Delayed reconstruction with vaginal and bladder wall flaps have been described. They have good success in expert hands.  Our patient presented late with a completely obliterated urethra with an initial urethrovaginal fistula which later spontaneously got obliterated. The extent of the injury precluded reconstructive surgery and required a catheterizable channel in the bladder. In the cases of fistulas formed due to obstetric or gynecological injuries, spontaneous healing is described in the literature, especially in those cases where the fistula is small and early, with prolonged bladder drainage is provided.  Our case does bring out a fact that is less emphasized in the medical teaching that while persistence of fistula is often attributed to the distal obstruction, closure of fistula does not necessarily mean restoration of normal anatomy but could be a development of proximal obstruction.

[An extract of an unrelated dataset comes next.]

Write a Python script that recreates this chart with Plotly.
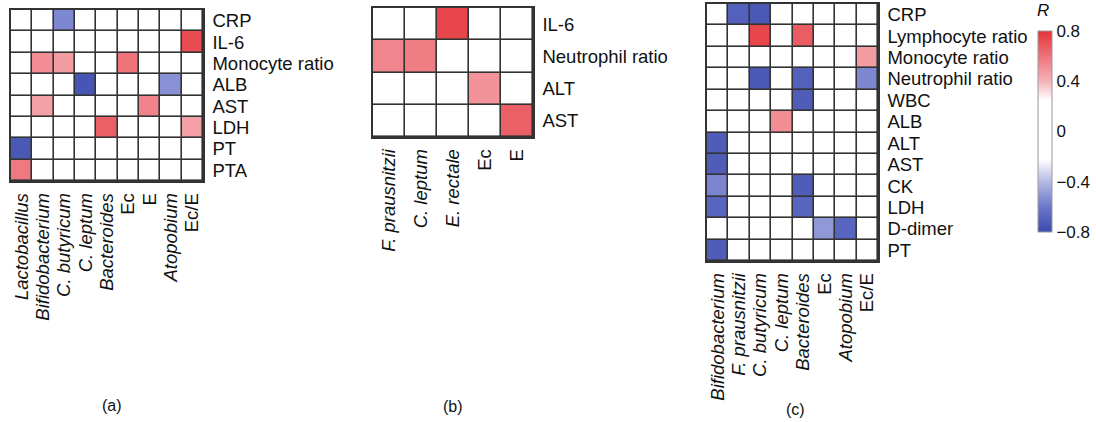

To the best of our knowledge, we are describing the first case of spontaneous closure of the urethrovaginal fistula associated with pelvic fracture. The possible explanation for the spontaneous closure in this case is probably because of progressive scarring leading to entrapment of the fistula and encasement of the bladder neck in the dense scar. This can also be a marker of extensive urethral injury and the likelihood of complete urethral obliteration as opposed to a short segment stricture.
| Conclusion|| |
In female urethral injury due to pelvic fracture, early primary repair should be attempted to avoid subsequent devastating complications like urethrovaginal fistula or urethral obliteration. Delayed repair in expert hands can lead to acceptable results but is likely to involve extensive reconstruction. However, complete obliteration of the urethra extending up to the bladder neck often precludes reconstructive surgery and may require a catheterizable channel in the bladder. Spontaneous closure of the urethrovaginal fistula can occur if there is extensive and dense scarring around the fistulous area.